E, devido à localização de novos enclaves econômicos, dentro de processos neocoloniais globais, a Europa já não necessitava de nossas matérias, após a sua reconstrução favorecida pelo Plano Marshall. A Europa começara uma rápida e sustentável industrialização com um pesado protecionismo e uma agressiva venda de seus produtos dirigida para os países menos industrializados.
No plano mundial, a instalação da guerra fria condicionara fortemente a política dos Estados Unidos da América sobre o nosso continente. Outro fato importante do pós-guerra foi o triunfo da Revolução Chinesa e logo após o da Revolução Cubana. Os partidos de esquerda no Uruguai, Chile e Brasil surgem no início do século XX, mas, é a partir de 1960, devido principalmente à influência da Revolução Cubana, que os movimentos de esquerda se radicalizam.
Assim, chegamos a 1968, quando no mundo ocidental acontece um movimento questionador dos jovens que reivindicam novas formas de olhar o mundo. Estes novos postulados são apropriados pelos jovens que ingressam nos movimentos de guerrilha, enquanto as reivindicações dos trabalhadores somam-se em massa aos estudantes, fazendo como próprias as lutas estudantis, mas também mantendo as suas próprias reivindicações trabalhistas.
Os movimentos guerrilheiros mais influentes do Cone Sul foram: o Movimento de Libertação Nacional (MLN-T), Tupamaros, no Uruguai; os Montoneros e o Exército Revolucionário do Povo, na Argentina; os grupos liderados por Carlos Marighella e Carlos Lamarca, no Brasil; e o Movimento de Esquerda Revolucionária (MIR, sigla em espanhol), no Chile.

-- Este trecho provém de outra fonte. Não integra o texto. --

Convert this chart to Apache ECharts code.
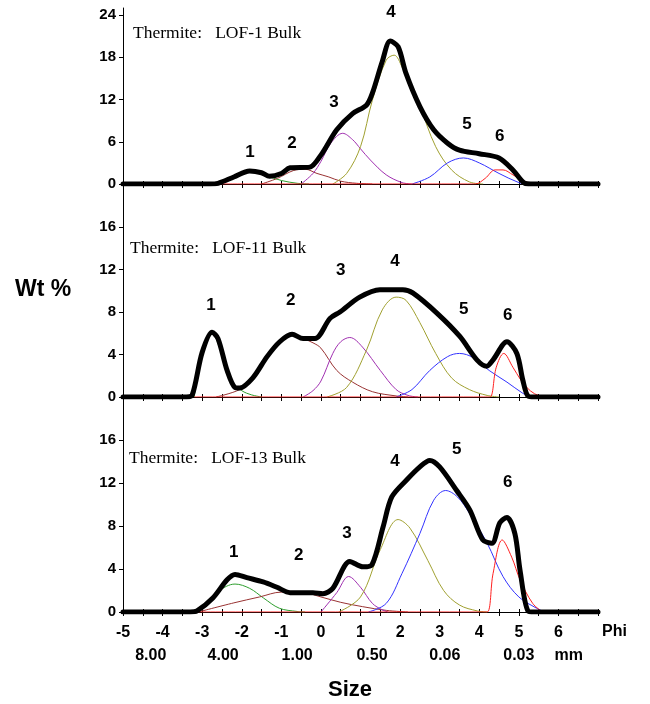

O primeiro Golpe de Estado na região foi produzido pelos militares brasileiros em 1964. O segundo Golpe aconteceu no Uruguai, em junho de 1973, mas já estava urdido desde 1963. No mesmo ano, em setembro, acontece o mesmo no Chile, que tem a particularidade de ser um Golpe Militar contra o primeiro governo de esquerda eleito, de forma inquestionável, no mundo, pelo socialista Salvador Allende. Finalmente, o último Golpe de Estado produz-se na Argentina, em 1976.
Hoje, se conhece os crimes e horrores cometidos contra estas sociedades e, em particular, contra os jovens lutadores de esquerda e suas famílias.